▶ [Collected data]
• • • • • • •

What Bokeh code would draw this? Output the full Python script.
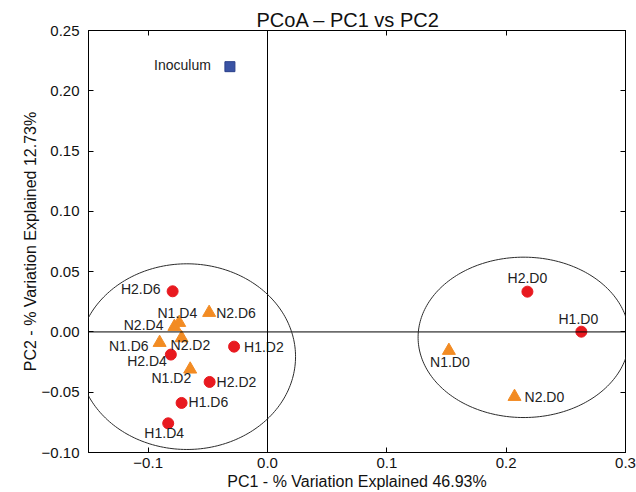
import numpy as np
from bokeh.plotting import figure
from bokeh.models import (ColumnDataSource, FixedTicker, LinearAxis, Span,
                          PolyAnnotation, Range1d)
from bokeh.embed import file_html
from bokeh.resources import INLINE
from bokeh.core.properties import value, field

# ---------------- data ----------------
title_text = "PCoA – PC1 vs PC2"
x_label = "PC1 - % Variation Explained 46.93%"
y_label = "PC2 - % Variation Explained 12.73%"

x_ticks = [-0.1, 0.0, 0.1, 0.2, 0.3]
x_tick_labels = ["−0.1", "0.0", "0.1", "0.2", "0.3"]
y_ticks = [-0.10, -0.05, 0.0, 0.05, 0.10, 0.15, 0.20, 0.25]
y_tick_labels = ["−0.10", "−0.05", "0.00", "0.05", "0.10", "0.15", "0.20", "0.25"]

# H samples (red circles)
h_names = ["H2.D6", "H2.D4", "H1.D2", "H2.D2", "H1.D6", "H1.D4", "H2.D0", "H1.D0"]
h_pc1 = [-0.0795, -0.081, -0.028, -0.0485, -0.072, -0.0832, 0.2178, 0.263]
h_pc2 = [0.0337, -0.0188, -0.0122, -0.0415, -0.0589, -0.0758, 0.0334, 0.0002]

# N samples (orange triangles)
n_names = ["N2.D6", "N1.D4", "N2.D4", "N2.D2", "N1.D6", "N1.D2", "N1.D0", "N2.D0"]
n_pc1 = [-0.0489, -0.074, -0.078, -0.072, -0.0904, -0.0648, 0.152, 0.207]
n_pc2 = [0.016, 0.0077, 0.0044, -0.005, -0.0089, -0.031, -0.0155, -0.0537]

# Inoculum (blue square)
i_names = ["Inoculum"]
i_pc1 = [-0.0315]
i_pc2 = [0.22]

# cluster ellipses: centre, full width, full height (data units)
ell_cx = [-0.0675, 0.2147]
ell_cy = [-0.0205, -0.0045]
ell_w = [0.182, 0.177]
ell_h = [0.154, 0.133]

# ---------------- label layout (screen px, y down) ----------------
h_align = ["right", "right", "left", "left", "left", "center", "center", "center"]
h_dx = [-12, -4, 10, 7, 7, -4, 0, -3]
h_dy = [-2, 6, 0, 0, -1, 10, -14, -13]
n_align = ["left", "right", "right", "left", "right", "right", "center", "left"]
n_dx = [7, 18, -11, -11, -11, 1, 1, 10]
n_dy = [0, -10, -2, 7, 3, 9, 11, 0]
i_align = ["right"]
i_dx = [-19]
i_dy = [-2]

FONT = "Liberation Sans"
RED = "#e8191f"
ORANGE = "#f28b23"
BLUE = "#3a53a4"

p = figure(width=636, height=492,
           x_range=Range1d(-0.15, 0.30), y_range=Range1d(-0.10, 0.25),
           output_backend="svg", toolbar_location=None,
           title=title_text,
           min_border_left=88, min_border_right=11,
           min_border_top=30, min_border_bottom=40)

p.title.align = "left"
p.title.offset = 168
p.title.text_font = FONT
p.title.text_font_size = "20px"
p.title.text_font_style = "normal"
p.title.text_color = "#111111"
p.title.standoff = 0

p.xgrid.visible = False
p.ygrid.visible = False
p.outline_line_color = "black"
p.outline_line_width = 1
p.background_fill_color = "white"

xo = {t: l for t, l in zip(x_ticks, x_tick_labels)}
yo = {t: l for t, l in zip(y_ticks, y_tick_labels)}

def style_axis(ax, ticks, overrides, show_labels=True):
    ax.ticker = FixedTicker(ticks=ticks)
    ax.major_label_overrides = overrides
    ax.major_tick_in = 5
    ax.major_tick_out = 0
    ax.minor_tick_line_color = None
    ax.axis_line_color = "black"
    ax.major_tick_line_color = "black"
    ax.major_label_text_font = FONT
    ax.major_label_text_color = "#111111"
    if show_labels:
        ax.major_label_text_font_size = "15px"
        ax.major_label_standoff = 5
    else:
        ax.major_label_text_font_size = "0px"
        ax.major_label_text_alpha = 0
        ax.major_label_standoff = 0

xa = p.xaxis[0]
ya = p.yaxis[0]
style_axis(xa, x_ticks, xo)
style_axis(ya, y_ticks, yo)
ya.major_label_standoff = 9
xa.axis_label = x_label
ya.axis_label = y_label
for ax in (xa, ya):
    ax.axis_label_text_font = FONT
    ax.axis_label_text_font_size = "16px"
    ax.axis_label_text_font_style = "normal"
    ax.axis_label_text_color = "#111111"
    ax.axis_label_standoff = 0
xa.axis_label_standoff = 2

top = LinearAxis()
style_axis(top, x_ticks, {}, show_labels=False)
p.add_layout(top, "above")
right = LinearAxis()
style_axis(right, y_ticks, {}, show_labels=False)
p.add_layout(right, "right")

# zero lines
p.add_layout(Span(location=0, dimension="height", line_color="black", line_width=1))
p.add_layout(Span(location=0, dimension="width", line_color="black", line_width=1))

# ellipses
t = np.linspace(0, 2 * np.pi, 240)
for cx, cy, w, h in zip(ell_cx, ell_cy, ell_w, ell_h):
    p.add_layout(PolyAnnotation(xs=list(cx + w / 2 * np.cos(t)),
                                ys=list(cy + h / 2 * np.sin(t)),
                                fill_color=None, fill_alpha=0,
                                line_color="#2b2b2b", line_alpha=1,
                                line_width=1))

# markers
hsrc = ColumnDataSource(dict(x=h_pc1, y=h_pc2, name=h_names, align=h_align, dx=h_dx, dy=h_dy))
nsrc = ColumnDataSource(dict(x=n_pc1, y=n_pc2, name=n_names, align=n_align, dx=n_dx, dy=n_dy))
isrc = ColumnDataSource(dict(x=i_pc1, y=i_pc2, name=i_names, align=i_align, dx=i_dx, dy=i_dy))

p.scatter("x", "y", source=hsrc, marker="circle", size=11,
          fill_color=RED, line_color=RED)
p.scatter("x", "y", source=nsrc, marker="triangle", size=13,
          fill_color=ORANGE, line_color=ORANGE)
p.scatter("x", "y", source=isrc, marker="square", size=10,
          fill_color=BLUE, line_color="#2a3f8a")

for src in (hsrc, nsrc, isrc):
    p.text(x="x", y="y", text="name", source=src,
           x_offset=field("dx"), y_offset=field("dy"),
           text_align=field("align"), text_baseline="middle",
           text_font=value(FONT), text_font_size="14px", text_color="#222222")

open("out.html", "w").write(file_html(p, INLINE))
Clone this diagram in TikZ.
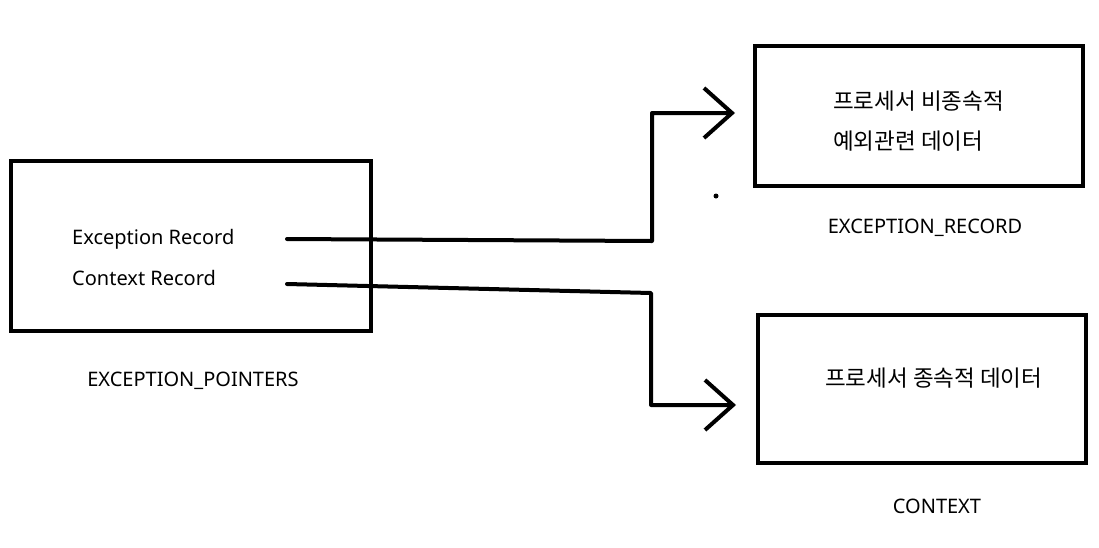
\documentclass[tikz,border=0pt]{standalone}
\usepackage{fontspec}
\setmainfont{Noto Sans}
\newfontfamily\kor{Noto Sans CJK KR}
\usetikzlibrary{arrows.meta}

\begin{document}
\begin{tikzpicture}[x=1pt,y=-1pt,
    font=\fontsize{20}{40}\selectfont,
    box/.style={draw, line width=4.5pt},
    txt/.style={inner sep=0pt, anchor=west},
    hangul/.style={font=\kor\fontsize{22.5}{40}\selectfont},
    link/.style={line width=4pt, line cap=round, line join=round,
      -{Straight Barb[length=28pt,width=50pt,line width=4pt]}}]
  \useasboundingbox (0,0) rectangle (1099,547);
  % boxes
  \draw[box] (11,161) rectangle (371,331);
  \draw[box] (755,46) rectangle (1083,186);
  \draw[box] (758,315) rectangle (1086,463);
  % texts
  \node[txt] (exrec) at (72,239) {Exception Record};
  \node[txt] (ctxrec) at (72,278) {Context Record};
  \node[inner sep=0pt] (ptrs) at (193,381) {EXCEPTION\_POINTERS};
  \node[txt, hangul, align=left] (recdata) at (833,121) {프로세서 비종속적\\예외관련 데이터};
  \node[inner sep=0pt] (recname) at (925,228) {EXCEPTION\_RECORD};
  \node[txt, hangul] (ctxdata) at (825,378) {프로세서 종속적 데이터};
  \node[inner sep=0pt] (ctxname) at (937,506) {CONTEXT};
  \fill (716,196) circle (2.5pt);
  % pointers
  \coordinate (exfrom) at (287,239);
  \coordinate (exto) at (735,113);
  \coordinate (ctxfrom) at (287,284);
  \coordinate (ctxto) at (736,405);
  \draw[link] (exfrom) -- (652,241) -- (652,113) -- (exto);
  \draw[link] (ctxfrom) -- (651,293) -- (651,405) -- (ctxto);
\end{tikzpicture}
\end{document}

• • • • • • •

▶ [THE EXERCISE] In the records above, how many lines contain the word "full"? Give the number alone.

▶ [EXERCISE RESULT] 2